In the early morning of July 20, 1952, Capt. S.C. “Casey” Pierman was ready for takeoff at Washington National Airport, when a bright light skimmed the horizon and disappeared. He did not think much of it until he was airborne, bound for Detroit, and an air traffic controller told him two or three unidentified flying objects were spotted on radar traveling at high speed.

The controller told Captain Pierman to follow them, the pilot told government investigators at the time. Captain Pierman agreed, and headed northwest over West Virginia where he saw as many as seven bluish-white lights that looked “like falling stars without tails,” according to a newspaper report.

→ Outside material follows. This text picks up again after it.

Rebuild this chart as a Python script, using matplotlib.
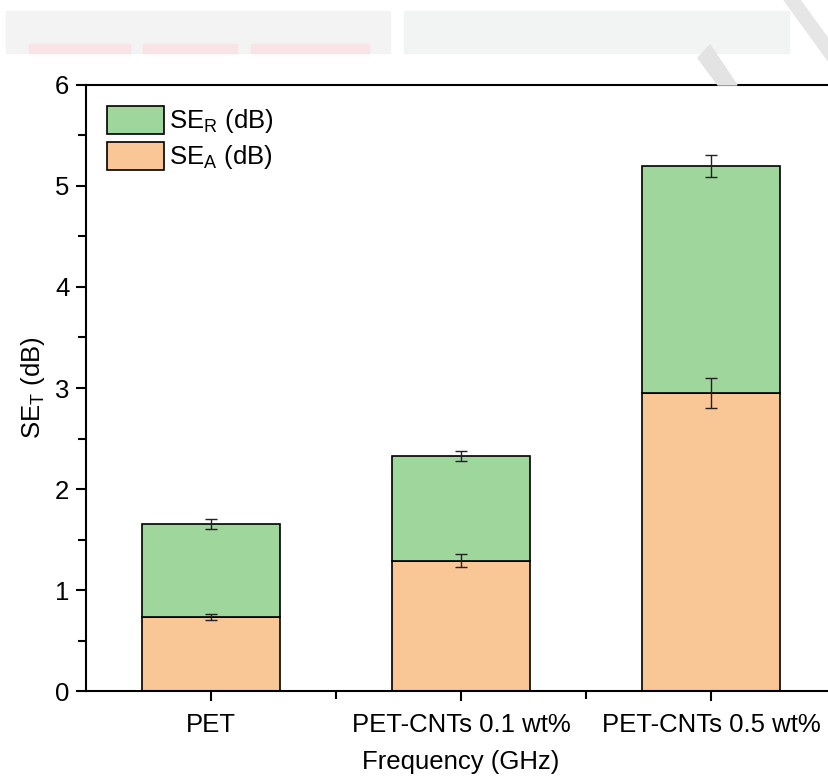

The sighting of whatever-they-were garnered headlines around the world. And in the decades since, U.F.O.s have become part of the pop culture zeitgeist, from “Close Encounters of the Third Kind” to “The X-Files.” In September, a star of that long-running series, Gillian Anderson, will appear in “UFO,” a movie about a college student haunted by sightings of flying saucers. A “Men in Black” remake is in the works. And the History Channel plans to air “Project Blue Book,” a scripted series about the government program that studied whether U.F.O.s were a national threat.

And the topic is back in the headlines. Last year, The Times wrote about a little known project founded in 2007, the Advanced Aerospace Threat Identification Program, to investigate U.F.O. sightings. A search of The Times’s historical archives reveals a rich bounty of U.F.O. sightings, lore and explanations since the 1950s. And who can forget in 2016 when Hillary Clinton said she would reopen the real X-files if she were president?

Captain Pierman’s 68-year-old daughter, Faith McClory, said in an interview last month that her father became something of a celebrity as reports like his in the summer of 1952 fueled fear of a space alien invasion.

“My sister has memories of men coming to our home,” said Ms. McClory, who grew up in Belleville, Mich. (She said they were reporters.) “People were enthralled with the flying saucers,” she added.
Researchers say government officials have sought to publicly debunk the existence of alien evidence ever since the Washington sightings.

“Unidentified flying objects exploded into the public consciousness then,” said Mark Rodeghier, the scientific director for the Center for UFO Studies, a group of scientists and researchers who study the U.F.O. phenomenon. “There was concern in a way you hadn’t seen before.”